Sous la bannière de l'UMP

C'est tellement vrai que la gauche, bien qu'elle ait passé des accords d'union électorale, en veillant à ce qu'un des trois partis qui la composent ne gêne pas l'autre et en plaçant, dans chaque circonscription, le candidat qui avait le plus de chances de battre la droite, n'a pas réussi à s'imposer.
Si le PS avait adopté la stratégie dominatrice de M. Chirac, il aurait exigé que socialistes, Verts et communistes se présentent partout sous la même étiquette. Il est probable qu'il n'aurait pas eu plus de chances dans cette tentative que M. Chirac avec M. Bayrou. La différence, c'est que l'UMP a dépouillé l'UDF de ses forces vives : de très nombreux candidats UDF se sont présentés sous la bannière de l'UMP.
Le PS pouvait-il intégrer des Verts et des communistes ? Il est certain que l'électorat, qui distingue mal ce qui oppose M. Bayrou à M. Chirac, établit une forte distinction entre un socialiste et un communiste. Et de toute façon, c'est bien connu : le PC n'en finit plus de se suicider. Mais tous, PC, Verts, chevènementistes, sont allés au front électoral pour y mourir. Certes, le PC aura des députés à l'Assemblée (mais sûrement moins de vingt) et les Verts environ sept sièges. Alors qu'à droite, M. Bayrou devrait en obtenir entre 22 et 27.

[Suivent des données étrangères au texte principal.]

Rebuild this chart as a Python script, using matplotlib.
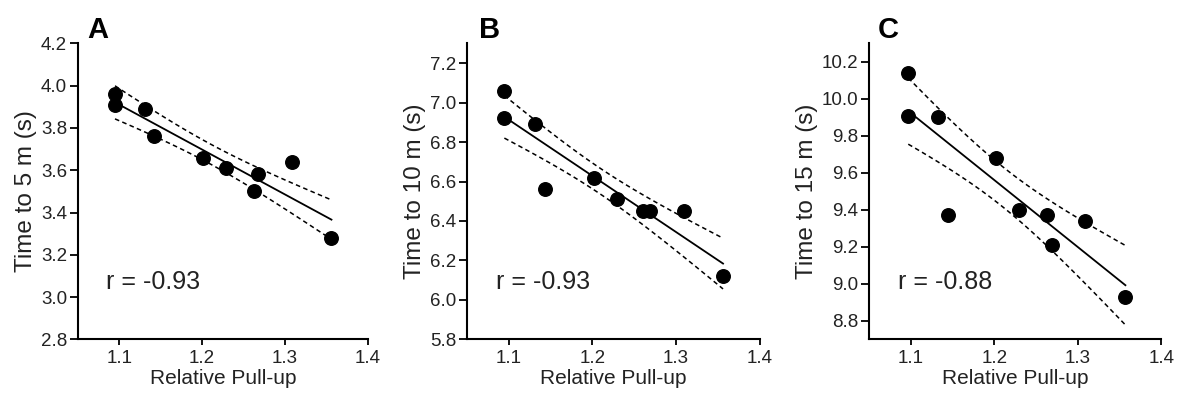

Chacun des mouvements de l'ex-gauche plurielle s'est acharné à survivre, par la parole pendant la campagne de la présidentielle, puis par des élus à l'Assemblée. Mais c'est leur propre camp qu'ils ont conduit à la défaite. Aujourd'hui, les socialistes ont de quoi être amers : de la défection des chevènementistes à la surenchère des communistes et des Verts, ils sont victimes des ambitions de leurs alliés qui, en coulant, les ont entraînés dans le naufrage.